Source code of charts:
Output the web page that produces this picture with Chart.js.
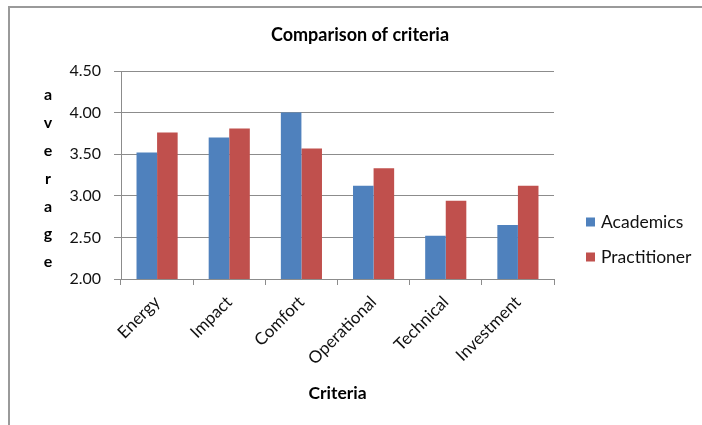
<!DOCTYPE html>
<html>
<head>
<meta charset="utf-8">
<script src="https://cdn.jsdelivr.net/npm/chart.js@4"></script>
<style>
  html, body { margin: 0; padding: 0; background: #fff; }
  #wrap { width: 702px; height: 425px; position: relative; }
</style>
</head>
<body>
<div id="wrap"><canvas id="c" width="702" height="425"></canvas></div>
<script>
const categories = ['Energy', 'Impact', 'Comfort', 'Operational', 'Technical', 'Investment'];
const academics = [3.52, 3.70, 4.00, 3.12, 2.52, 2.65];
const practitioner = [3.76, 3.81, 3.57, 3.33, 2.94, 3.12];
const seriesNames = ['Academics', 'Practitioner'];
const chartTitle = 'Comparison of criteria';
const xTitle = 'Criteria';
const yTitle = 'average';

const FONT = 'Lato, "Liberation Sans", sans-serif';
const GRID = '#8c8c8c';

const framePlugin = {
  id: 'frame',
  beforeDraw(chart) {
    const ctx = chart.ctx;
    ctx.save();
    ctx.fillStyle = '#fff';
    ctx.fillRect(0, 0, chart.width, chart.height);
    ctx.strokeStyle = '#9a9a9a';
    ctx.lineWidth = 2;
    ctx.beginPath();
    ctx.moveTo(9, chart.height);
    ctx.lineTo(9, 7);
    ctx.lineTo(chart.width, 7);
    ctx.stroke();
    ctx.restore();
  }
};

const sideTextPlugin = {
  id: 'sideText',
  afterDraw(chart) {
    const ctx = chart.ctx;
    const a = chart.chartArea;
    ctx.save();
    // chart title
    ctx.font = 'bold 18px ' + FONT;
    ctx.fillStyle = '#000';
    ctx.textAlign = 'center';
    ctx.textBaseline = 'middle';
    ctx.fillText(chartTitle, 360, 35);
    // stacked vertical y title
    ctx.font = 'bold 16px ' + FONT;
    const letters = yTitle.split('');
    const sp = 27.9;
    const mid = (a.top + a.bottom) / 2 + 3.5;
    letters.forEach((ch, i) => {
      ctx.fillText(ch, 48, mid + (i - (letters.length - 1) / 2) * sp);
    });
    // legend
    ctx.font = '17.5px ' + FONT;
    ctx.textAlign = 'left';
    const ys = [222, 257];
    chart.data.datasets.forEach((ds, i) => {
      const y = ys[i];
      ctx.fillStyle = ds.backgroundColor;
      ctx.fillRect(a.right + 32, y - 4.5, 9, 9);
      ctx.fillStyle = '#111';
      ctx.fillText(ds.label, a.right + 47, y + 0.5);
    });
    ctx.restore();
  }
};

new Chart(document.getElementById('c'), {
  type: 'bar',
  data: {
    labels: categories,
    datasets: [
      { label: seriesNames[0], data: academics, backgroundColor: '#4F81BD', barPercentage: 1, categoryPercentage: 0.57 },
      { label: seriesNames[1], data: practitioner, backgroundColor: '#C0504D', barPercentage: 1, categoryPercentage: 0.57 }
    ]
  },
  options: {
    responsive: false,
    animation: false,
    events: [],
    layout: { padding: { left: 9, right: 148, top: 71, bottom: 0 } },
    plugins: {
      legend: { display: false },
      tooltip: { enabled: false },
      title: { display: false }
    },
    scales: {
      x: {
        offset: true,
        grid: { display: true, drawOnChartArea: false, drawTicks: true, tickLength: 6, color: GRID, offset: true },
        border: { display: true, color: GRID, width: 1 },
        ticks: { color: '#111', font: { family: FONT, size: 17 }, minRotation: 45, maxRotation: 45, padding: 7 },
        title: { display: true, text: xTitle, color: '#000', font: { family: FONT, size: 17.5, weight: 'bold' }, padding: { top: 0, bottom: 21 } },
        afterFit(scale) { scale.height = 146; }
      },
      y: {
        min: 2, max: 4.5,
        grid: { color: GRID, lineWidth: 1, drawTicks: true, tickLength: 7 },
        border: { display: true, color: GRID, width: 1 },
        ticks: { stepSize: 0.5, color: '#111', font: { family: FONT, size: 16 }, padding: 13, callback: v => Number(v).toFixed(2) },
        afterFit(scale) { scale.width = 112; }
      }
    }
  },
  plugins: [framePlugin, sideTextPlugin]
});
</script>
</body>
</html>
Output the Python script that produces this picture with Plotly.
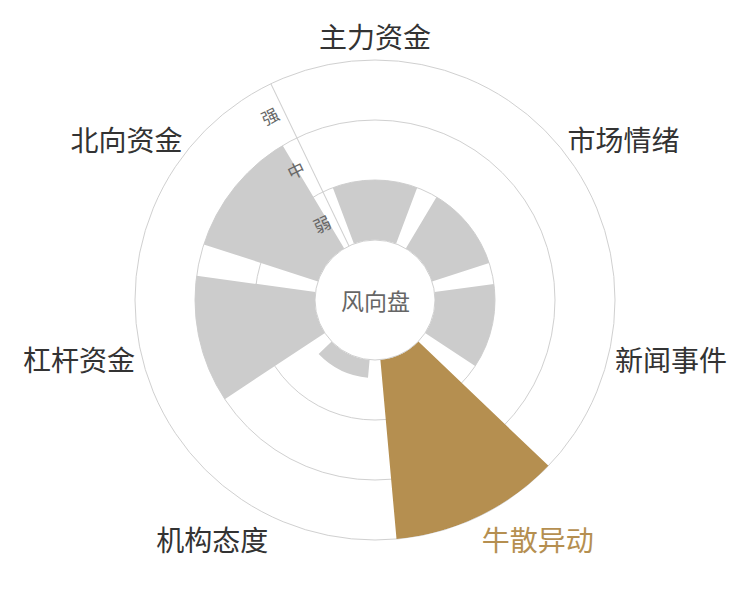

● **Short exercise**
From the entries above, copy every line containing the word "Output".

● **Written answer**
Output the web page that produces this picture with Chart.js.
Output the Python script that produces this picture with Plotly.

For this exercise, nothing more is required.